Quote Originally Posted by Puffin View Post
I strongly disagree with your post.
Good.

Quote Originally Posted by Puffin View Post
DILD is a basic technique that doesn't need to involve countless RCs and constantly questioning if you're dreaming. It's a "couple times a day" technique.
No it's not. Let's not tell fibs. To be able to DILD, you need to be pretty much constantly questioning reality. And even ignoring the time it would take to set that up, is that a mental state anyone would really want to be in?

Quote Originally Posted by Puffin View Post
Through DILD, I've achieved 99% of my lucid dreams.
Then you're either counting partially lucid dreams as lucid dreams, or you haven't had very many. If we count partially lucids, then whoop di do I've had thousands.

Quote Originally Posted by Puffin View Post
It can take just as much effort to DILD as WILD, plus WILD involves sleep paralysis which many people don't want to go through. Never once have I ended up in sleep paralysis after waking from a lucid dream. If your claim is true, then people who WILD would also end up in sleep paralysis after waking.
DILD takes much more effort and thought. And yes, WILD lucids often put the person back into SP afterwards. But the argument for DILD was, "no need for SP". And the reality is, you're gonna get SP whenever you mess around with your sleep, be it WILD or DILD.

Quote Originally Posted by Puffin View Post
And DILD isn't just about doing reality checks and hoping they'll appear in a dream. There's an entire mindset involved which can produce some amazing lucid dreams, you just have to know what to do and how to stabilize the dream. And, if you're aware enough (through good DILD practices), you will be able to remain lucid for quite a while.
The mindset of thinking reality isn't real?
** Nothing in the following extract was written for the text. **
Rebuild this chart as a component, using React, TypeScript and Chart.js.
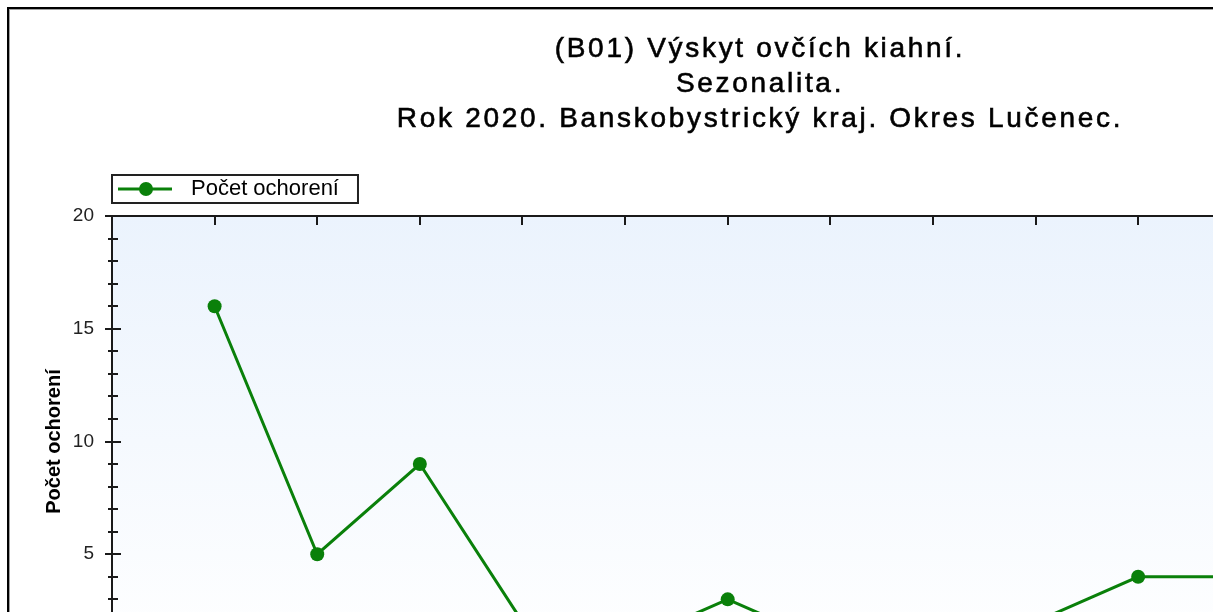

Trust me, that gets old real quick.

But to your other point about duration -- if a DILD were to last longer than a WILD, it's only because you've slipped on the lucidity scale. There's always a tradeoff between lucidity and duration, so less lucid dreams tend to last longer. So if we're counting dreams where you're not really lucid, then sure they last super long. Great. We can all just eat bananas and call it a day, and say we're having tons of lucid dreams.

Quote Originally Posted by Puffin View Post
The problem is, and I believe this is where you're coming from, the DILD tutorials around DV mostly talk about how you just have to RC often and it'll appear in a dream - relying more on chance than anything else. But people always do this, and nothing happens. The tutorials should focus more on awareness, because one has to be aware enough to suddenly become conscious in the dream, then do a RC to confirm. Then it may become a more "reliable" technique in your book.
Until you can explain, in a concrete way, exactly what "awareness" is, and how to scientifically increase it, it will remain a mumbo-jumbo ex-post-facto justification for the lucky folks who have had successful DILDs and don't want to admit it was LUCK.